The slide remained.  Market Track argued literal falsity, because its coverage area was substantially larger than the graphic depicted.  ECRM responded that the slide didn’t literally identify Market Track as the “leading competitor” or literally say that Market Track only tracked 50 designated market areas (DMAs).  But the other slides in the presentation did identify Market Track as the leading competitor, and arguably the sole competitor.  Any viewer would understand the reference to Market Track.  Moreover, the slide was literally false: the standard is not a full statement of an untruth in words, but “a showing that the challenged statement is unambiguous and could not reasonably be understood to mean anything different.”  The graphic offered a misleading juxtaposition, like other misleading comparisons found to be literally false.  The side-by-side maps “unambiguously communicate that the two maps are intended to be an apples-to-apples comparison of objective fact.”  The unavoidable conclusion was that ECRM’s coverage was complete, down to individual stores, while Market Track’s coverage was far less complete. 
 
ECRM argued that it was just stating “that competitor products generally collect only one sample retailer ad per DMA rather than many ads from all stores over the entire area of a DMA.”  But that didn’t make sense.
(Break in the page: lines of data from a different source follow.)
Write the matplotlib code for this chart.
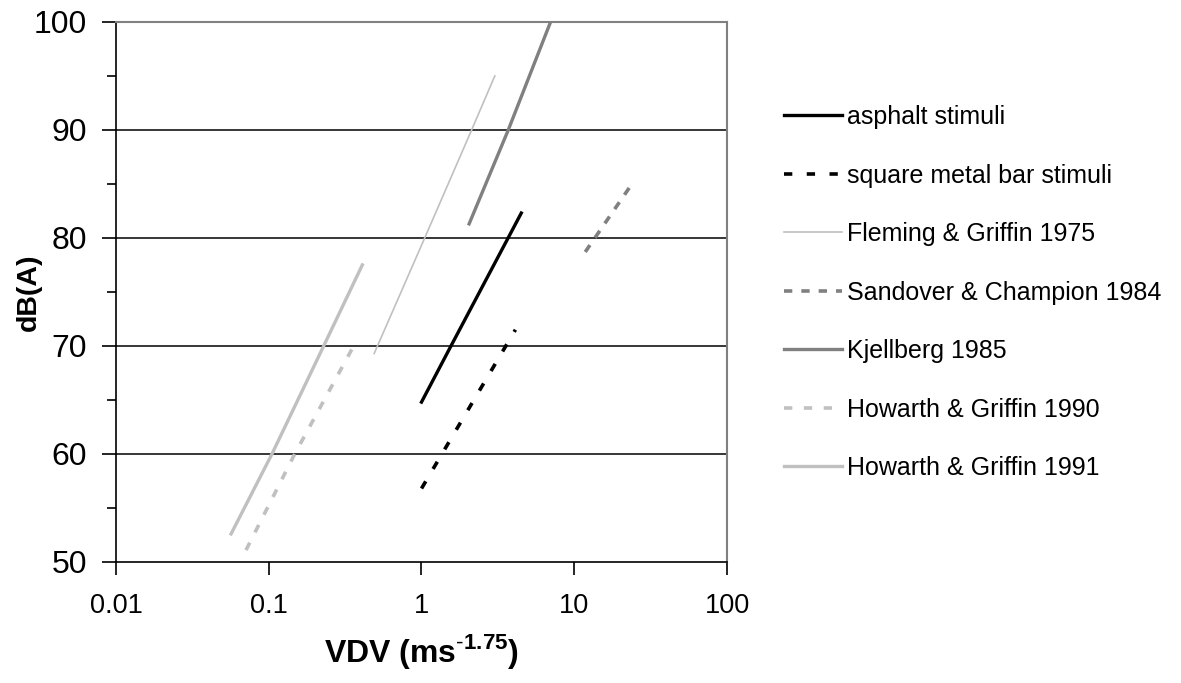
import matplotlib
matplotlib.use('Agg')
from matplotlib import pyplot as plt
from matplotlib.ticker import FixedLocator, FuncFormatter

plt.rcParams['font.family'] = ['Liberation Sans', 'DejaVu Sans']
plt.rcParams['mathtext.fontset'] = 'custom'
plt.rcParams['mathtext.rm'] = 'Liberation Sans'
plt.rcParams['mathtext.bf'] = 'Liberation Sans:bold'

# values (x = VDV, y = dB(A))
asphalt_vdv = [1.0, 1.56, 4.5]
asphalt_db = [64.8, 70.0, 82.3]

bar_vdv = [1.0, 4.12]
bar_db = [56.8, 71.5]

fleming_vdv = [0.49, 1.05, 2.13, 3.02]
fleming_db = [69.3, 80.0, 90.0, 95.0]

sandover_vdv = [11.8, 23.6]
sandover_db = [78.7, 84.9]

kjellberg_vdv = [2.05, 3.7, 7.0]
kjellberg_db = [81.3, 90.0, 100.0]

howarth90_vdv = [0.071, 0.148, 0.363]
howarth90_db = [51.1, 60.0, 70.1]

howarth91_vdv = [0.0567, 0.105, 0.229, 0.41]
howarth91_db = [52.6, 60.0, 70.0, 77.5]

x_ticks = [0.01, 0.1, 1, 10, 100]
x_tick_labels = ['0.01', '0.1', '1', '10', '100']
y_ticks = [50, 60, 70, 80, 90, 100]

fig = plt.figure(figsize=(11.81, 6.83), dpi=100)
ax = fig.add_axes([0.0982, 0.1772, 0.5174, 0.7908])

for yv in y_ticks[1:-1]:
    ax.axhline(yv, color='black', lw=1.1, zorder=1)

ax.plot(asphalt_vdv, asphalt_db, color='black', lw=2.4, label='asphalt stimuli', zorder=3)
ax.plot(bar_vdv, bar_db, color='black', lw=2.6, dashes=(2.3, 4.0), label='square metal bar stimuli', zorder=3)
ax.plot(fleming_vdv, fleming_db, color='#c0c0c0', lw=1.2, label='Fleming & Griffin 1975', zorder=3)
ax.plot(sandover_vdv, sandover_db, color='#808080', lw=2.6, dashes=(2.3, 2.5), label='Sandover & Champion 1984', zorder=3)
ax.plot(kjellberg_vdv, kjellberg_db, color='#808080', lw=2.4, label='Kjellberg 1985', zorder=3)
ax.plot(howarth90_vdv, howarth90_db, color='#c0c0c0', lw=2.6, dashes=(2.3, 3.2), label='Howarth & Griffin 1990', zorder=3)
ax.plot(howarth91_vdv, howarth91_db, color='#c0c0c0', lw=2.4, label='Howarth & Griffin 1991', zorder=3)

ax.set_xscale('log')
ax.set_xlim(0.01, 100)
ax.set_ylim(50, 100)
ax.xaxis.set_major_locator(FixedLocator(x_ticks))
ax.xaxis.set_major_formatter(FuncFormatter(lambda v, p: x_tick_labels[x_ticks.index(v)] if v in x_ticks else ''))
ax.xaxis.set_minor_locator(FixedLocator([]))
ax.set_yticks(y_ticks)
ax.yaxis.set_minor_locator(FixedLocator([55, 65, 75, 85, 95]))

ax.tick_params(axis='x', which='major', direction='out', length=9, width=1.2, labelsize=19.5, pad=13)
ax.tick_params(axis='y', which='major', direction='out', length=10, width=1.2, labelsize=23, pad=11)
ax.tick_params(axis='y', which='minor', direction='out', length=6.5, width=1.2)

ax.spines['left'].set_linewidth(1.2)
ax.spines['bottom'].set_linewidth(1.2)
ax.spines['top'].set_color('#808080')
ax.spines['right'].set_color('#808080')
ax.spines['top'].set_linewidth(1.5)
ax.spines['right'].set_linewidth(1.5)

ax.set_xlabel('VDV (ms$^{\\mathbf{\\text{-}1.75}}$)', fontsize=23, fontweight='bold', labelpad=10)
ax.set_ylabel('dB(A)', fontsize=20.5, fontweight='bold', labelpad=-6)

leg = fig.legend(loc='upper left', bbox_to_anchor=(0.664, 0.846), frameon=False,
                 fontsize=18, handlelength=2.3, handletextpad=0.22, labelspacing=1.38,
                 borderaxespad=0, borderpad=0)

fig.savefig('out.png', dpi=100)
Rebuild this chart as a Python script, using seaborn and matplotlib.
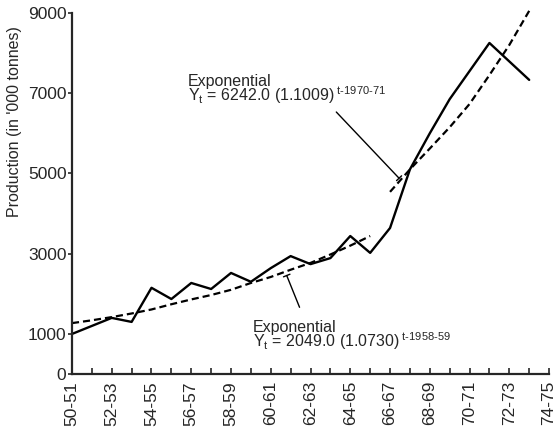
import numpy as np
import pandas as pd
import matplotlib
matplotlib.use("Agg")
import matplotlib.pyplot as plt
import seaborn as sns

# crop years, 1950-51 .. 1974-75
years = [f"{y % 100:02d}-{(y + 1) % 100:02d}" for y in range(1950, 1975)]

# actual production ('000 tonnes), 1950-51 .. 1973-74
production = [1000, 1200, 1400, 1300, 2150, 1870, 2270, 2120, 2520, 2300,
              2640, 2940, 2740, 2890, 3440, 3020, 3640, 5100, 6000, 6850,
              7550, 8250, 7790, 7330]

# fitted exponential trend, first period (1950-51 .. 1965-66)
trend_early = [1270, 1340, 1420, 1510, 1610, 1740, 1860, 1970, 2100, 2270,
               2420, 2600, 2770, 2980, 3200, 3440]

# fitted exponential trend, second period (1966-67 .. 1973-74)
trend_late = [4540, 5100, 5620, 6150, 6730, 7450, 8200, 9050]

sns.set_style("ticks")
plt.rcParams["font.family"] = ["Liberation Sans", "DejaVu Sans"]
plt.rcParams["mathtext.fontset"] = "custom"
plt.rcParams["mathtext.rm"] = "Liberation Sans"
plt.rcParams["mathtext.it"] = "Liberation Sans"

idx = np.arange(len(years))
df = pd.DataFrame({"t": idx[:len(production)], "production": production})
df_early = pd.DataFrame({"t": idx[:len(trend_early)], "trend": trend_early})
df_late = pd.DataFrame({"t": idx[16:16 + len(trend_late)], "trend": trend_late})

fig = plt.figure(figsize=(5.58, 4.29), dpi=100)
ax = fig.add_axes([0.129, 0.128, 0.855, 0.842])

dash = (0, (3.2, 1.8))
sns.lineplot(data=df, x="t", y="production", color="black", lw=1.7, ax=ax)
sns.lineplot(data=df_early, x="t", y="trend", color="black", lw=1.6,
             linestyle=dash, ax=ax)
sns.lineplot(data=df_late, x="t", y="trend", color="black", lw=1.6,
             linestyle=dash, ax=ax, clip_on=False)

ax.set_xlim(0, 24)
ax.set_ylim(0, 9000)
ax.set_yticks([0, 1000, 3000, 5000, 7000, 9000])
ax.set_xticks(idx)
ax.set_xticklabels([y if i % 2 == 0 else "" for i, y in enumerate(years)],
                   rotation=90, fontsize=12.5)
ax.tick_params(axis="x", direction="in", length=4, width=1.2, pad=5)
ax.tick_params(axis="y", direction="out", length=3, width=1.2, pad=1, labelsize=12.5)
for s in ["top", "right"]:
    ax.spines[s].set_visible(False)
for s in ["left", "bottom"]:
    ax.spines[s].set_linewidth(1.6)

ax.set_xlabel("")
ax.set_ylabel("Production (in '000 tonnes)", fontsize=11.5)
ax.yaxis.set_label_coords(-0.105, 0.70)

# annotations for the two fitted curves
fs = 11.5
ax.text(5.84, 7480,
        "Exponential\n"
        r"Y$_{\mathregular{t}}$ = 6242.0 (1.1009)$^{\mathregular{\ t\text{-}1970\text{-}71}}$",
        fontsize=fs, va="top", linespacing=0.72)
ax.annotate("", xy=(16.55, 4830), xytext=(13.2, 6580),
            arrowprops=dict(arrowstyle="-[, widthB=0.25, lengthB=0", color="black", lw=1))

ax.text(9.11, 1350,
        "Exponential\n"
        r"Y$_{\mathregular{t}}$ = 2049.0 (1.0730)$^{\mathregular{\ t\text{-}1958\text{-}59}}$",
        fontsize=fs, va="top", linespacing=0.72)
ax.annotate("", xy=(10.75, 2520), xytext=(11.5, 1600),
            arrowprops=dict(arrowstyle="-[, widthB=0.25, lengthB=0", color="black", lw=1))

fig.savefig("out.png", dpi=100)
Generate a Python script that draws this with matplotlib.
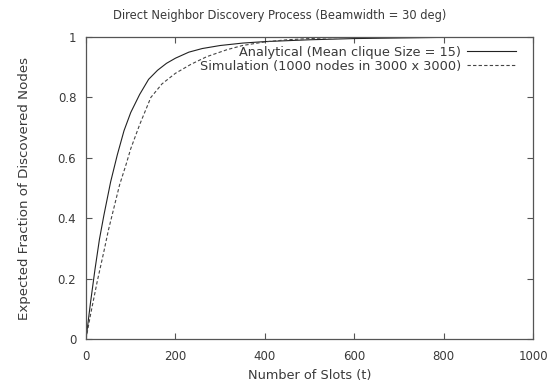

First, Market Track’s map was arbitrarily capped at the “Top 50” DMAs, rather than the “more than 200” DMAs tracked by Market Track.  Second, the Market Track data “inexplicably consolidates all retailers (up to 1500) of any given DMA into a single dot on the ‘competitor’ side but not the ECRM side.”  Third, each “sample retailer ad” was represented by an identically sized dot on the maps, “inviting the conclusion that the each dot represents an identical geographical footprint.” As a result, rather than conveying a message of more granular coverage, the slide misrepresented that ECRM’s data covered 1300 times the geographic area as Market Track, and that Market Track didn’t offer granularity at the retailer level.
 
Literal falsity allows deception to be presumed, and this claim is obviously material.  Moreover, “disparaging false statements about a competitor’s product, especially when the relevant market is nearly entirely occupied by two competitors, harms the competitor’s goodwill and competitive position.”  These are cognizable injuries under the Lanham Act, “even absent a showing of business loss,” because “it is virtually impossible to ascertain the precise economic consequences” of such harms.  Because plaintiffs need not show business loss, the causation problems afflicting the tortious interference claim didn’t apply here. “Market Track would be hard pressed to identify lost customers or price erosion specifically attributable to false advertising, either, but Market Track has identified separate injuries–to reputation and goodwill–which naturally flow from false advertising and support the Lanham Act claim.”
 
Does eBay allow a resulting presumption of irreparable harm? Cases in the Northern District of Illinois continued to apply that presumption, but only one of them even cited eBay, without discussing its implications for Lanham Act cases. Out of an abundance of caution, the court didn’t apply a blanket presumption.  Because the challenged conduct was “a literally false statement disparaging the leading competitor in a market primarily shared by two competitors,” about a material fact (coverage) which was precisely where Market Track claimed a competitive advantage over ECRM, the court found irreparable injury likely.
 
With that out of the way, the balance of hardships and the public interest also weighed in favor of issuing an injunction against using the slide or substantially similar graphics. ECRM’s voluntary cessation meant an injunction wouldn’t burden it but didn’t moot the case.